# Cholla cactus and Alumilite vase



## MarkD (Apr 20, 2016)

Now that I'm retired I hope to have more time for projects like this. 
This vase measures 7 1/2" tall and 3" in diameter. 
It was made from a blank where I cast a section of Cholla cactus with colored Alumilite resin.


----------



## Cwalker935 (Apr 20, 2016)

Very very cool.


----------



## Bob in SF (Apr 20, 2016)

Beautiful - really stunning!


----------



## skiprat (Apr 20, 2016)

That is pretty cool...:biggrin:

....finally Mr George Watkins has a little competition


----------



## SDB777 (Apr 20, 2016)

That's one expensive chunk of resin!  But I'm sure it'll fetch a handsome price when you sell!



Scott (I need another job) B


----------



## triw51 (Apr 20, 2016)

Beautiful vase, I love the match of the resin color and the wood.  Thanks for sharing


----------



## Bob Wemm (Apr 20, 2016)

Mark, That is beautiful. I also love the colour combination.
Great job.

Bob.


----------



## ironman123 (Apr 20, 2016)

Outstanding work in blank and vase.


----------



## BJohn (Apr 20, 2016)

I have two words "Simply Amazing"


----------



## D.Oliver (Apr 20, 2016)

That's awesome!


----------



## MarkD (Apr 20, 2016)

Thanks for the kind words!

Sent from my iPhone using Forum Runner


----------



## SteveAxelrod (Apr 20, 2016)

Congrats on your retirement! It's the good life now, so enjoy and keep those beautiful turnings coming!


----------



## Mr Vic (Apr 21, 2016)

Awesome. Did you use anything in the center to reduce the amount of alumilite required. I've been wondering what to do with the big chunks of Cholla I have.


----------



## CREID (Apr 21, 2016)

Cool


----------



## magpens (Apr 21, 2016)

Fabulous !!!!!


----------



## MarkD (Apr 21, 2016)

Mr Vic said:


> Awesome. Did you use anything in the center to reduce the amount of alumilite required. I've been wondering what to do with the big chunks of Cholla I have.
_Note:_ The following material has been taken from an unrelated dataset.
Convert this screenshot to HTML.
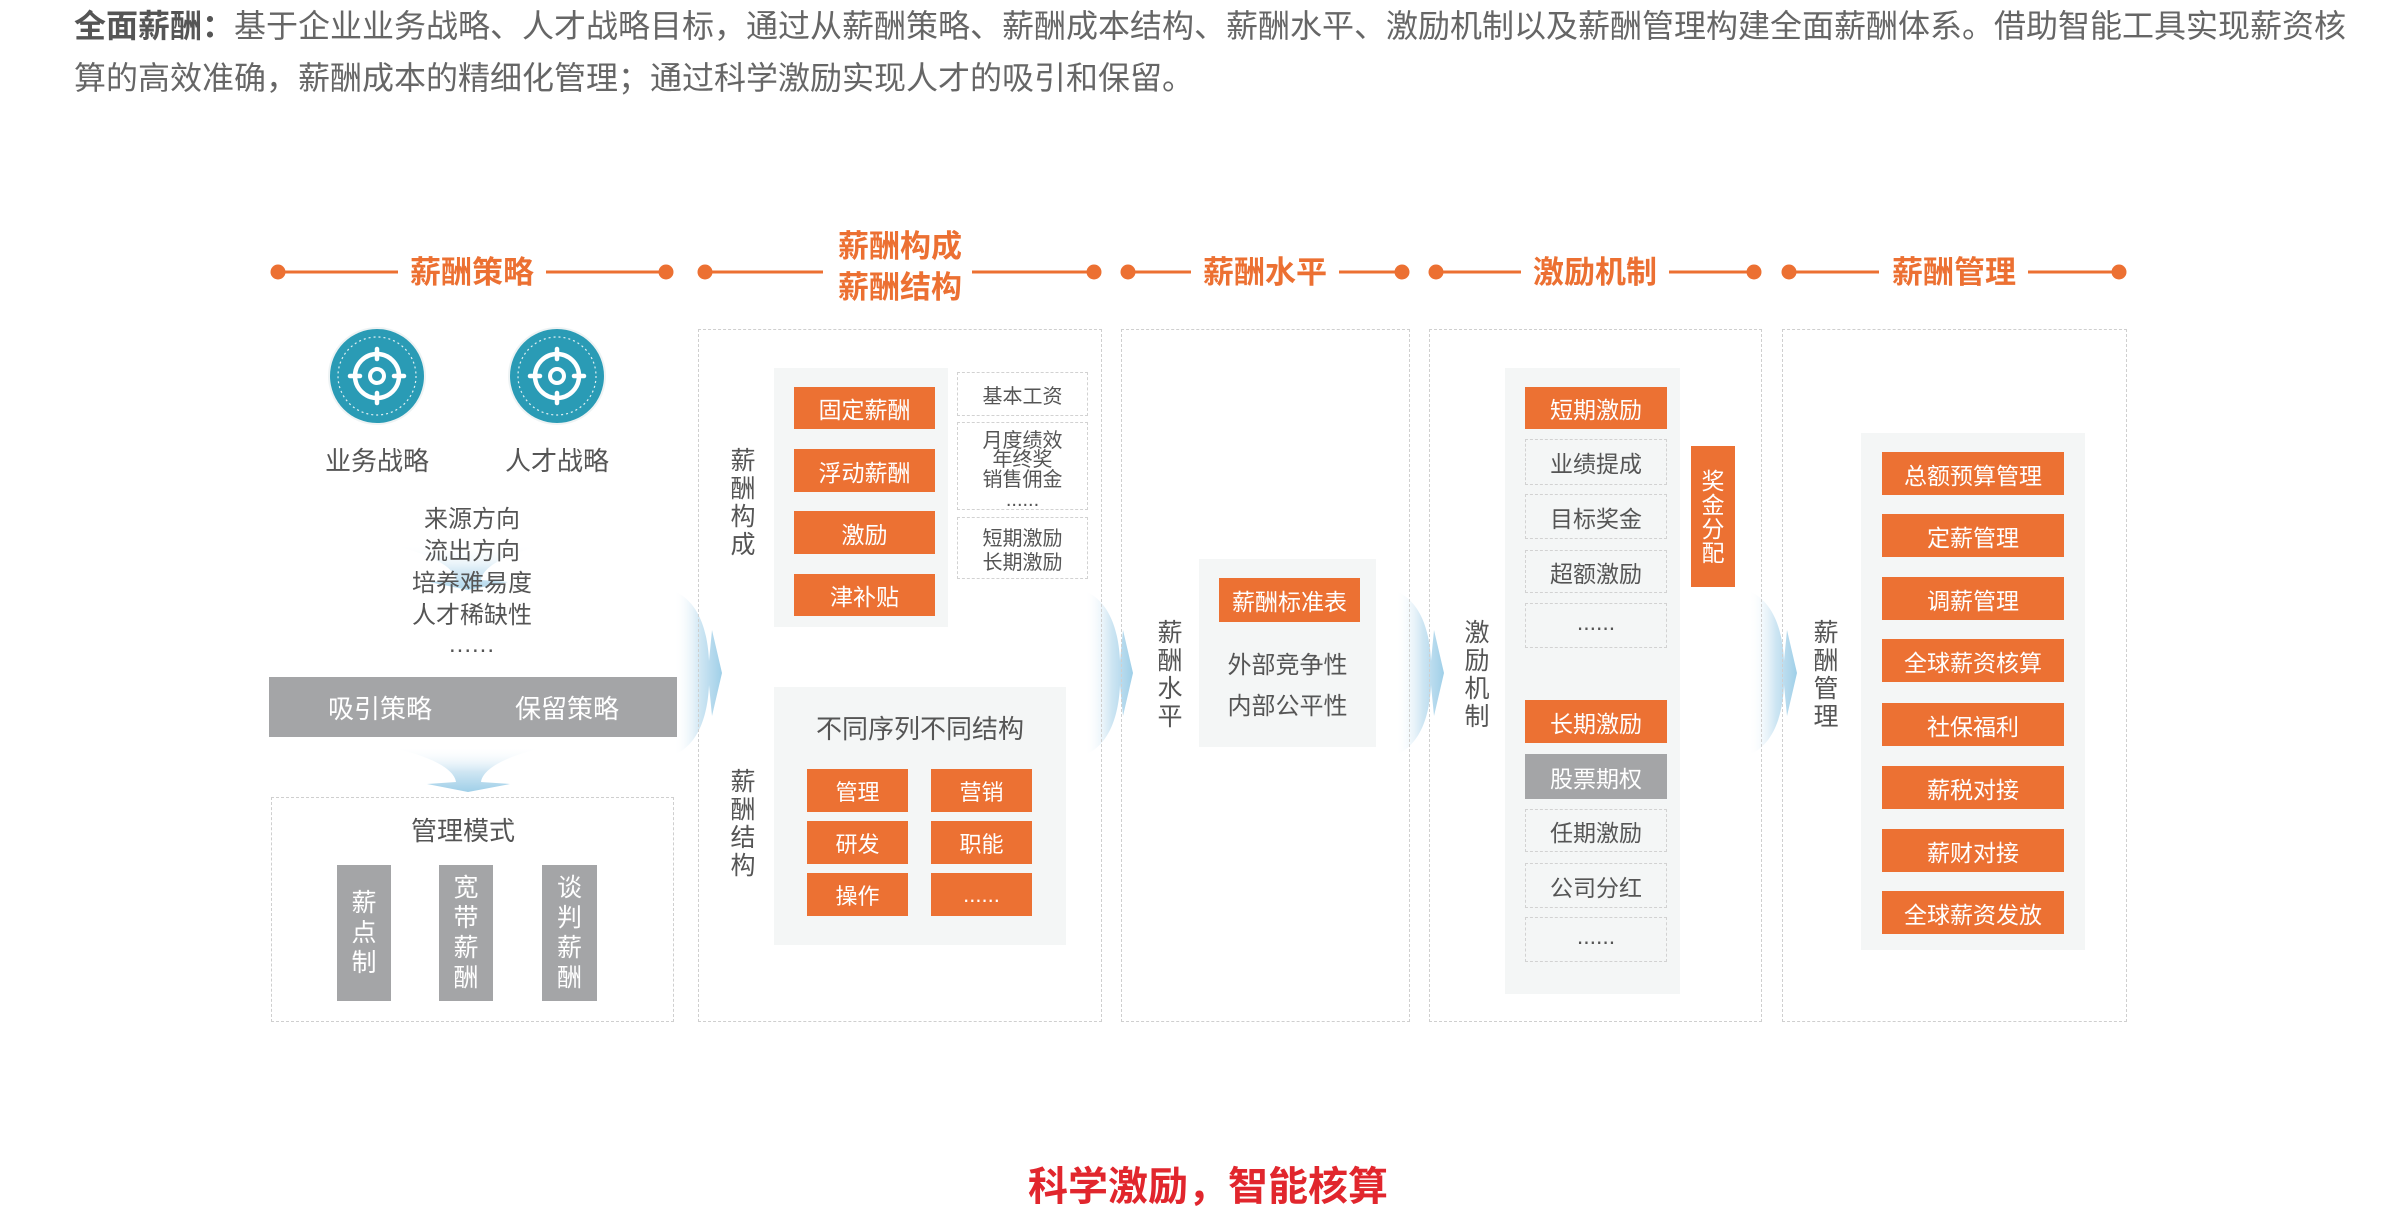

Do to the original shape of the cactus I was not able to use anything in the center of this casting. I typically try to whenever possible.


----------



## D.Oliver (Apr 10, 2017)

This popped up in the random photos on the front page.  I had to click on it and take another look.  A year ago I had this to say about it.



D.Oliver said:


> That's awesome!


 

 Today, almost a year later, my original thoughts still stand.


----------



## TonyL (Apr 10, 2017)

Beautiful!


----------



## Fish30114 (Apr 11, 2017)

What did you cast the blank in--some 3 inch ID pvc pipe?

Beautiful result sir!!


----------



## furini (Apr 12, 2017)

That looks great - lovely shape and colour combination.


----------



## Marko50 (Apr 16, 2017)

Brilliant!


----------